Westminster Policy News & Legislative Analysis

UK names Jeremy Pocklington as MoD Permanent Secretary

The Cabinet Secretary, with the Prime Minister’s approval, has appointed Jeremy Pocklington as Permanent Secretary at the Ministry of Defence. The decision was confirmed in a Cabinet Office and Ministry of Defence press notice published on 31 October 2025. He will succeed David Williams, who is leaving the Civil Service. Mr Pocklington currently serves as Permanent Secretary at the Department for Energy Security and Net Zero (DESNZ).

According to his official biography, Mr Pocklington became DESNZ Permanent Secretary in February 2023 following two years as Permanent Secretary at the Department for Levelling Up, Housing and Communities and, before that, at the Ministry of Housing, Communities and Local Government. Earlier roles included Director General posts in energy policy at BEIS and DECC, senior positions in the Cabinet Office, and leadership of the Enterprise and Growth Unit at HM Treasury.

Ministers framed the move as leadership to support delivery of the government’s defence agenda. The Defence Secretary, John Healey, welcomed the appointment in the context of delivering the Strategic Defence Review and strengthening defence’s contribution to the wider economy. The Cabinet Secretary, Sir Chris Wormald, highlighted Mr Pocklington’s record in major programmes and departmental reform. Mr Pocklington said he looked forward to working with military and civilian teams to drive Defence Reform.

As Permanent Secretary, Mr Pocklington becomes the department’s principal civilian adviser and its Departmental Accounting Officer. The post carries responsibility for policy, finance and planning across defence, as well as the overall organisation, management and staffing of the department. The role is a member of the Defence Council and the Defence Board and reports to the Head of the Civil Service, as set out in the Ministry of Defence’s governance statements.

The appointment comes as the department moves from policy to implementation on the Strategic Defence Review 2025, published on 2 June 2025. The Review sets a ‘NATO first’ approach, prioritises warfighting readiness, and outlines procurement and innovation reforms intended to move capability into service faster, including greater use of drones, AI and digital systems.

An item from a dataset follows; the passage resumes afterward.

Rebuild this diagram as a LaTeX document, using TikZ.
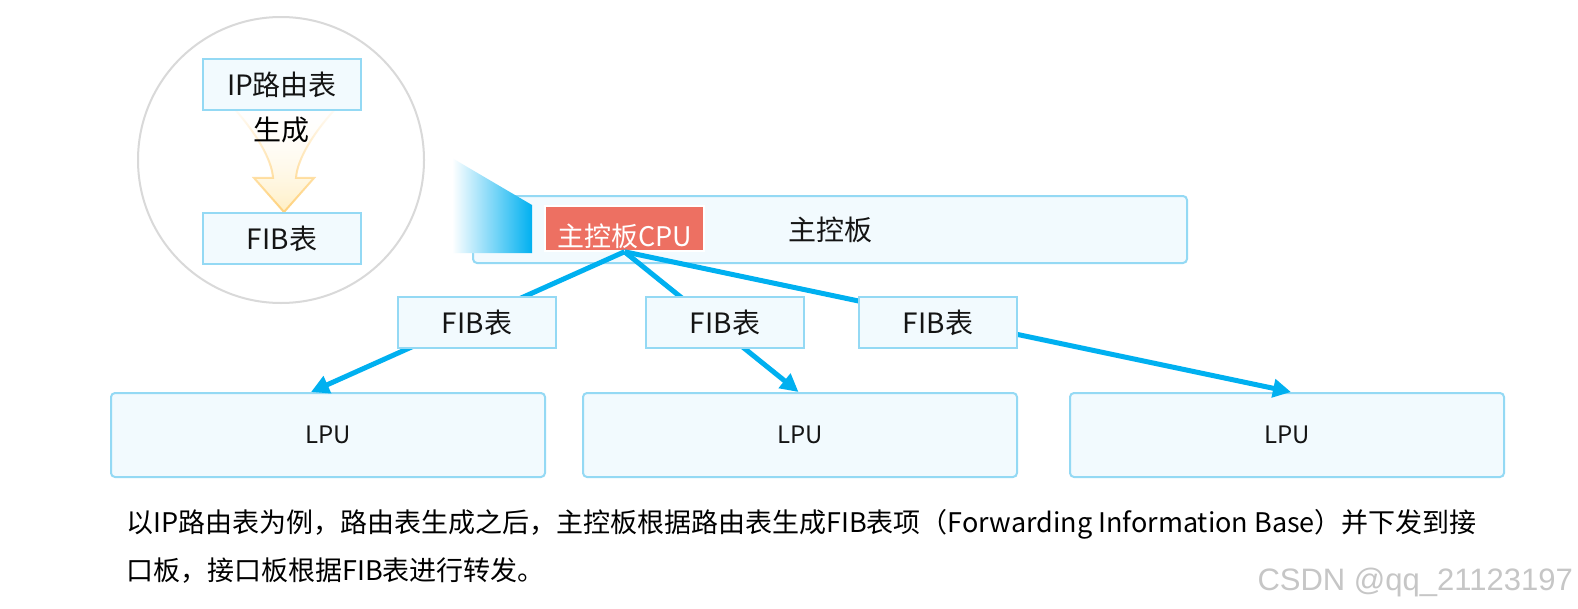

The Review also signals an intention to lift defence spending to 2.5% of GDP by 2027 and to 3% in the next Parliament when fiscal and economic conditions allow. It positions defence as a driver of prosperity through a new partnership with industry and radical procurement reforms. The Permanent Secretary will be responsible for aligning governance, workforce planning and budgets to these commitments while maintaining Accounting Officer standards on cost, schedule and benefits.

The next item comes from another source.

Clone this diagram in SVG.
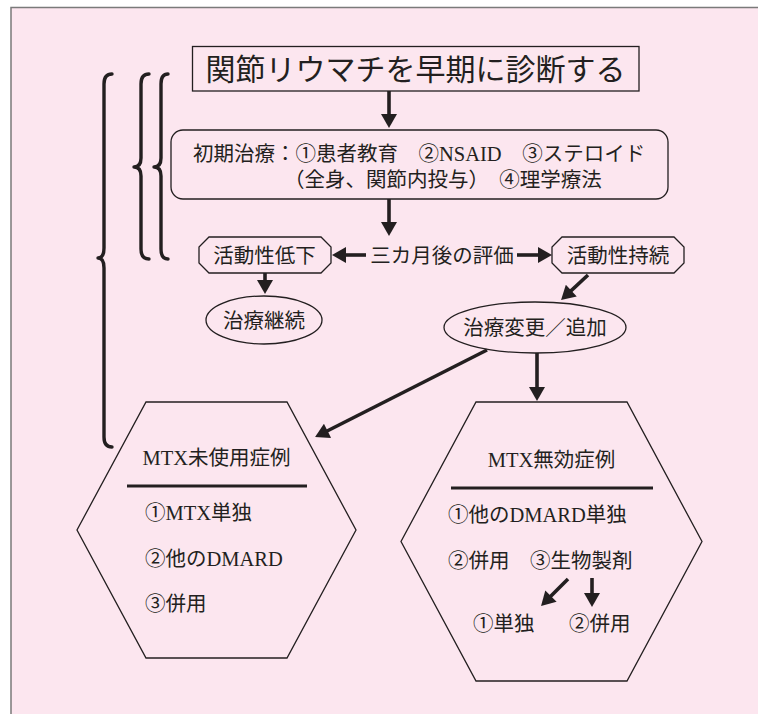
<svg xmlns="http://www.w3.org/2000/svg" width="758" height="714" viewBox="0 0 758 714">
<defs>
<style>
.t{font-family:"Liberation Serif","Noto Sans CJK JP",serif;font-size:20.5px;fill:#231f20}
.big{font-size:30px}
.m{text-anchor:middle}
.shape{fill:#fce6ef;stroke:#231f20;stroke-width:1.3}
.arr{stroke:#231f20;stroke-width:3.6;fill:none;marker-end:url(#ah)}
.brace{stroke:#231f20;stroke-width:3.4;fill:none;stroke-linecap:round;stroke-linejoin:round}
.div{stroke:#231f20;stroke-width:3}
</style>
<marker id="ah" markerUnits="userSpaceOnUse" markerWidth="16" markerHeight="16" viewBox="0 0 14 16" refX="6" refY="8" orient="auto">
<path d="M0,0 L14,8 L0,16 z" fill="#231f20"/>
</marker>
</defs>
<rect width="758" height="714" fill="#ffffff"/>
<rect x="11" y="7.5" width="760" height="720" fill="#fce6ef" stroke="#7a7a7a" stroke-width="1.5"/>

<g id="braces">
<path class="brace" d="M112,74 Q104,74 104,84 L104,248 Q104,258 98,258 Q104,258 104,268 L104,437 Q104,447 112,447"/>
<path class="brace" d="M149,74 Q141,74 141,84 L141,158 Q141,167 134,167 Q141,167 141,176 L141,249 Q141,259 149,259"/>
<path class="brace" d="M168,74 Q161,74 161,84 L161,158 Q161,167 154,167 Q161,167 161,176 L161,249 Q161,259 168,259"/>
</g>

<g id="title">
<rect class="shape" x="192.5" y="46.5" width="446.5" height="44.5"/>
<text class="t big m" x="415.5" y="79.5">関節リウマチを早期に診断する</text>
</g>

<g id="initial">
<rect class="shape" x="171" y="130" width="497" height="69" rx="12"/>
<text class="t" x="193" y="160.5">初期治療：①患者教育　②NSAID　③ステロイド</text>
<text class="t" x="284" y="187">（全身、関節内投与）　④理学療法</text>
</g>

<g id="eval">
<text class="t m" x="442" y="262.5">三カ月後の評価</text>
</g>

<g id="low">
<polygon class="shape" points="209,237 321,237 331,247 331,263 321,273 209,273 199,263 199,247"/>
<text class="t m" x="264.5" y="262.5">活動性低下</text>
</g>

<g id="persist">
<polygon class="shape" points="562,237 674,237 684,247 684,263 674,273 562,273 552,263 552,247"/>
<text class="t m" x="618" y="262.5">活動性持続</text>
</g>

<g id="continue">
<ellipse class="shape" cx="264" cy="320" rx="58" ry="24"/>
<text class="t m" x="264" y="327.5">治療継続</text>
</g>

<g id="change">
<ellipse class="shape" cx="535" cy="327.5" rx="91" ry="25.5"/>
<text class="t m" x="535" y="335">治療変更／追加</text>
</g>

<g id="mtx-naive">
<polygon class="shape" points="146,402 287,402 356,530 287,658 146,658 77,530"/>
<text class="t m" x="216.5" y="464.5">MTX未使用症例</text>
<line class="div" x1="127" y1="486" x2="307" y2="486"/>
<text class="t" x="145" y="519.5">①MTX単独</text>
<text class="t" x="145" y="565.5">②他のDMARD</text>
<text class="t" x="145" y="610.5">③併用</text>
</g>

<g id="mtx-failure">
<polygon class="shape" points="476,402 627,402 702,541.5 627,681 476,681 401,541.5"/>
<text class="t m" x="551.5" y="466.5">MTX無効症例</text>
<line class="div" x1="451" y1="488" x2="653" y2="488"/>
<text class="t" x="448" y="521.5">①他のDMARD単独</text>
<text class="t" x="448" y="567.5">②併用　③生物製剤</text>
<text class="t" x="473" y="630.5">①単独</text>
<text class="t" x="569" y="630.5">②併用</text>
</g>

<g id="connectors">
<line class="arr" x1="389" y1="91" x2="389" y2="120"/>
<line class="arr" x1="389" y1="199" x2="389" y2="228"/>
<line class="arr" x1="366" y1="255" x2="340" y2="255"/>
<line class="arr" x1="517" y1="255" x2="544" y2="255"/>
<line class="arr" x1="265" y1="273" x2="265" y2="286"/>
<line class="arr" x1="588" y1="275" x2="566.9" y2="294.6"/>
<line class="arr" x1="487" y1="350" x2="322.2" y2="433.5"/>
<line class="arr" x1="537" y1="353" x2="537" y2="393"/>
<line class="arr" x1="568" y1="579" x2="546.7" y2="600.3"/>
<line class="arr" x1="592" y1="578" x2="592" y2="599"/>
</g>
</svg>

The Cabinet Office said the appointment followed an external recruitment exercise chaired by the independent First Civil Service Commissioner. The government will set out the process to replace the DESNZ Permanent Secretary in a separate announcement.

David Williams departs after more than four years as the Ministry of Defence’s Permanent Secretary. Ministers and officials recorded their thanks for his leadership and more than three decades of public service. No formal start date for Mr Pocklington’s arrival was included in the announcement.

For defence suppliers and delivery partners, the change points to continuity in the Review’s direction: shorter procurement cycles, stronger emphasis on data‑enabled and cyber capabilities, and closer partnership with the UK industrial base. For civil servants, attention will focus on programme controls, skills and resourcing to sustain delivery as priorities are re‑sequenced under the Review.